Last weekend, CNN began taking heat after it was discovered that former CEO Jeff Zucker told reporters to ignore the coronavirus lab leak theory because reporting on it could help Trump. Upon the revelations, Green Bay Packers offensive tackle David Bakhtiari blasted the news network for the partisan move.
The 31-year-old 2013 NFL Draft pick, jumped to his Twitter account on Monday to take aim at the biased reporting at CNN.
“Come on. I get people flat out don’t like Trump,” Bakhtiari wrote. “But what I hate more is withholding the truth from the people. YOU ARE THE NEWS! Be THE NEWS!!”
Bakhtiari was responding to a New York Post story in which the paper noted, “CNN’s then-president Jeff Zucker told his staffers not to investigate the ‘lab leak theory’ behind the origins of COVID-19 because he thought it was a ‘Trump talking point,’ according to a report.”
As Breitbart News reported on Monday, several other CNN insiders were also making claims that the lab leak theory is “fringe” and “almost certainly untrue.”
A “well-placed CNN Insider” told Fox News Digital that Zucker issued the directive in the early stages of the pandemic.
On March 13, 2020, Harmeet Kauer, a “culture writer” for CNN, called the notion that the virus may have started in a laboratory a “fringe theory.”
Her colleague, Scottie Andrew, on April 13, 2020, wrote an article entitled “Nearly 30% in the US believe a coronavirus theory that’s almost certainly not true” in regards to the lab leak theory.
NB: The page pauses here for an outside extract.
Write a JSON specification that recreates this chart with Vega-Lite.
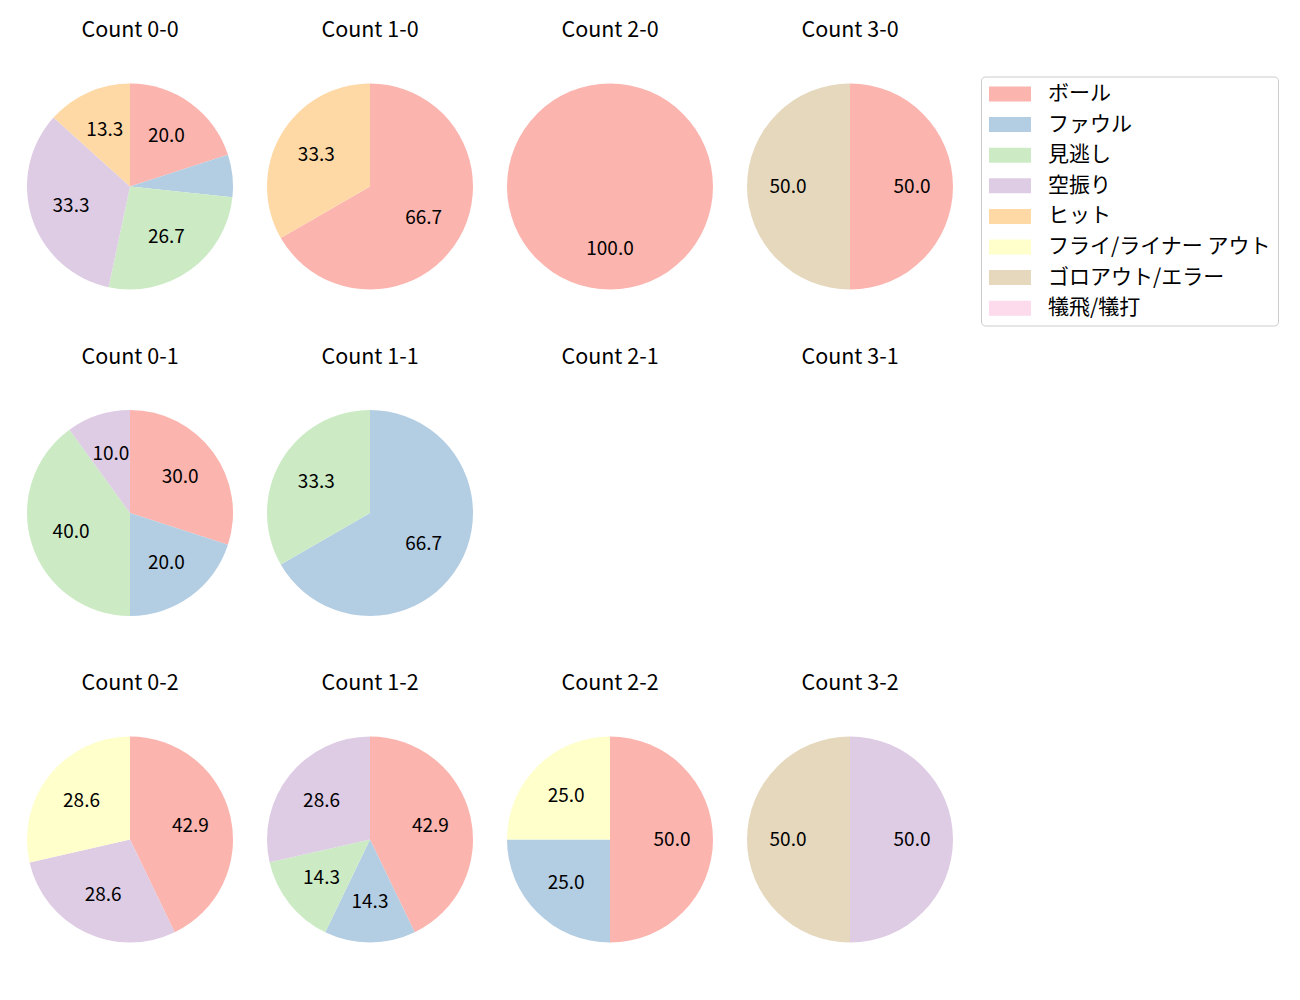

It included the subheading, “Its origin is up for debate, but it wasn’t made in a lab.”
“There’s still much we don’t know about the coronavirus pandemic, but virus experts agree on one piece of its origin story: The virus likely originated in a bat, not in a Chinese lab,” he wrote.
“People are slowly waking up from the fog,” the source told Fox News. “It is kind of crazy that we didn’t chase it harder.”
However, despite the near certainty and the lack of journalistic ethics exhibited by CNN, today authorities and reporters alike are suddenly lending credence to the theory, saying that it might be the correct assessment.